- SHORT TASK -
Begin with the first line of the listing and quote every line through the one containing "leg_base = alt.Chart(df).encode(y=leg_y)"; give only those lines.

- RECORDS SUPPLIED -
····················
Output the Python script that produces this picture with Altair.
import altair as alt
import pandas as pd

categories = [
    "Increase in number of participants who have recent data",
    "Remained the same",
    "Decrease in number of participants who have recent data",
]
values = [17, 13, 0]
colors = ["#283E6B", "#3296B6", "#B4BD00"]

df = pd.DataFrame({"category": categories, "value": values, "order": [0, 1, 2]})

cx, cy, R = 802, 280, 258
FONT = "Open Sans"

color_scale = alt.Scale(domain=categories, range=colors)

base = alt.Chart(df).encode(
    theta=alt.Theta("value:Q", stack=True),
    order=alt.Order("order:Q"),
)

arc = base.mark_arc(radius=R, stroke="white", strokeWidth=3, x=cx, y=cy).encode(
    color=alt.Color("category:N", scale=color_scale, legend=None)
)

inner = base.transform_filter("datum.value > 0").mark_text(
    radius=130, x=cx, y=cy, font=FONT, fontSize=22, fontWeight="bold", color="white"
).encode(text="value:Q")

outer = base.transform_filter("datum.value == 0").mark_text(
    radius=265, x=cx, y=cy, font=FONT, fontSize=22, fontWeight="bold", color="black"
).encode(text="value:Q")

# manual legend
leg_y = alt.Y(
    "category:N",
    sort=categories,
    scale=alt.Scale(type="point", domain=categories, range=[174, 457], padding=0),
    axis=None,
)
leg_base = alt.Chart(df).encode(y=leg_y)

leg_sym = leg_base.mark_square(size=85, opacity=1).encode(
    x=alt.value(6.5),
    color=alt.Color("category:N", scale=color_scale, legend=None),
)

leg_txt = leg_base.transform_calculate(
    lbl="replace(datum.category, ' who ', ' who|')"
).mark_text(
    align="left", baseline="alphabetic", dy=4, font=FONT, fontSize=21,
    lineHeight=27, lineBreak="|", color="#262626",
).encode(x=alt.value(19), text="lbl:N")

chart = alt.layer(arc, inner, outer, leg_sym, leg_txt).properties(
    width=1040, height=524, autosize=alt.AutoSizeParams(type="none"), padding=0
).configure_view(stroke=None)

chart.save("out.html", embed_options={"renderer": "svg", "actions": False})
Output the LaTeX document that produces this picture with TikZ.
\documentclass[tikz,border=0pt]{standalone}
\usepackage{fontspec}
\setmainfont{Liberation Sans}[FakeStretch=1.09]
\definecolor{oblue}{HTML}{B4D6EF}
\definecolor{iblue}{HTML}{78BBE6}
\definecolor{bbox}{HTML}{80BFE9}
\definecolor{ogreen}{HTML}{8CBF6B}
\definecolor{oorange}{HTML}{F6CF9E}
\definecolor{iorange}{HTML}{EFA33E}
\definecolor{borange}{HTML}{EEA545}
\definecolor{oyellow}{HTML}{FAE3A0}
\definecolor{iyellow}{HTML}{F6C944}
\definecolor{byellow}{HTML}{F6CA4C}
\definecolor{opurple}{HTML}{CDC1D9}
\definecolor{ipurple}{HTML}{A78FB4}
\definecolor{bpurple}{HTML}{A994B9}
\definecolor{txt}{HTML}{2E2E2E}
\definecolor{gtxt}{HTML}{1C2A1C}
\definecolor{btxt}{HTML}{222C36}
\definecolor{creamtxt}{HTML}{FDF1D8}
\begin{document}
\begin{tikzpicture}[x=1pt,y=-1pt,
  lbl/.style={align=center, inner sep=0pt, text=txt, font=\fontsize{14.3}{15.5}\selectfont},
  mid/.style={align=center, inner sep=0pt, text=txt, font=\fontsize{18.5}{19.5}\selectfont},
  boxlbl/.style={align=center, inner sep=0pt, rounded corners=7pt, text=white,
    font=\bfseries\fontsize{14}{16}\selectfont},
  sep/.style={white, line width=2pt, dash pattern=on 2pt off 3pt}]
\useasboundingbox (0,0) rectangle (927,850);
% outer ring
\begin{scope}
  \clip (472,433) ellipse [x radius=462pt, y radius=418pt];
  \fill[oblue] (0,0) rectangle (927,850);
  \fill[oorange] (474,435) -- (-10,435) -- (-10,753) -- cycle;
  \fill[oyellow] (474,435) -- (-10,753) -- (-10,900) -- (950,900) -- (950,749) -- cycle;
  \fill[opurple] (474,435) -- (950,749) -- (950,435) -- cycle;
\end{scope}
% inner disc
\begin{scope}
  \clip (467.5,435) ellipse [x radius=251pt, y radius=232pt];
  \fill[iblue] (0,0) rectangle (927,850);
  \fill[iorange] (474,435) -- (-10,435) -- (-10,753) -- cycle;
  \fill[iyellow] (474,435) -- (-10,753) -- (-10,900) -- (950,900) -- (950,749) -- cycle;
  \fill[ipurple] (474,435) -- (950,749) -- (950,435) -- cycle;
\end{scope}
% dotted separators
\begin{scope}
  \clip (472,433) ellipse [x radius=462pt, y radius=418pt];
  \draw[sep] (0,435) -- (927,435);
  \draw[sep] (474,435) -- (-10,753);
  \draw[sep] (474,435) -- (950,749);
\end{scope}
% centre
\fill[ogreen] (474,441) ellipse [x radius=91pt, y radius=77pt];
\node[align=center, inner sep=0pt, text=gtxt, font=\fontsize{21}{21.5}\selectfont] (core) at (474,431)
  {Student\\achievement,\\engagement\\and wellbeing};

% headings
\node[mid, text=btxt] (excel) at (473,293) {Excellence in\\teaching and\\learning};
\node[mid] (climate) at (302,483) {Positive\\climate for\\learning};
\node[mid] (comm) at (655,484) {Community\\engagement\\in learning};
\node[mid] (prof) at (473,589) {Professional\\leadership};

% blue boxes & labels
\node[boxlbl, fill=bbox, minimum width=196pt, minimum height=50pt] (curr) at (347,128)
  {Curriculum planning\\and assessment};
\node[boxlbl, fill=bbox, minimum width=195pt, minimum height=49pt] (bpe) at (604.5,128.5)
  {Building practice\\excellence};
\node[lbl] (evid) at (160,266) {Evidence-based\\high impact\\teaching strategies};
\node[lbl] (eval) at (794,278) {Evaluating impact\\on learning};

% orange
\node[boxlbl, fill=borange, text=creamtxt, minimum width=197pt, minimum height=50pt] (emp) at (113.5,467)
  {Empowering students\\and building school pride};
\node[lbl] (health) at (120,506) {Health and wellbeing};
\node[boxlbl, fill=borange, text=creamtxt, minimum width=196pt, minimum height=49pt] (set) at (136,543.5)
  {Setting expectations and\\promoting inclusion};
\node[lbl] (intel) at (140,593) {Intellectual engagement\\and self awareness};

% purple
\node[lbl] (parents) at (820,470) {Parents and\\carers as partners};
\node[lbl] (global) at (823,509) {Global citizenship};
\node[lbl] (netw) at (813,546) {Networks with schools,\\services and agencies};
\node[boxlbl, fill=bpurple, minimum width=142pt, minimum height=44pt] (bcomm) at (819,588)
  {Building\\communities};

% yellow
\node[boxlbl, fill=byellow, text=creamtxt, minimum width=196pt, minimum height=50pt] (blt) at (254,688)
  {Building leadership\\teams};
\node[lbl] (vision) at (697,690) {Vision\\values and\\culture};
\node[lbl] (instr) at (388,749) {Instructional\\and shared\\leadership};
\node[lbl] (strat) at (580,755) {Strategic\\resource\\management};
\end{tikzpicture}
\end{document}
····················
- CORRECT ANSWER -
Output the Python script that produces this picture with Altair.
import altair as alt
import pandas as pd

categories = [
    "Increase in number of participants who have recent data",
    "Remained the same",
    "Decrease in number of participants who have recent data",
]
values = [17, 13, 0]
colors = ["#283E6B", "#3296B6", "#B4BD00"]

df = pd.DataFrame({"category": categories, "value": values, "order": [0, 1, 2]})

cx, cy, R = 802, 280, 258
FONT = "Open Sans"

color_scale = alt.Scale(domain=categories, range=colors)

base = alt.Chart(df).encode(
    theta=alt.Theta("value:Q", stack=True),
    order=alt.Order("order:Q"),
)

arc = base.mark_arc(radius=R, stroke="white", strokeWidth=3, x=cx, y=cy).encode(
    color=alt.Color("category:N", scale=color_scale, legend=None)
)

inner = base.transform_filter("datum.value > 0").mark_text(
    radius=130, x=cx, y=cy, font=FONT, fontSize=22, fontWeight="bold", color="white"
).encode(text="value:Q")

outer = base.transform_filter("datum.value == 0").mark_text(
    radius=265, x=cx, y=cy, font=FONT, fontSize=22, fontWeight="bold", color="black"
).encode(text="value:Q")

# manual legend
leg_y = alt.Y(
    "category:N",
    sort=categories,
    scale=alt.Scale(type="point", domain=categories, range=[174, 457], padding=0),
    axis=None,
)
leg_base = alt.Chart(df).encode(y=leg_y)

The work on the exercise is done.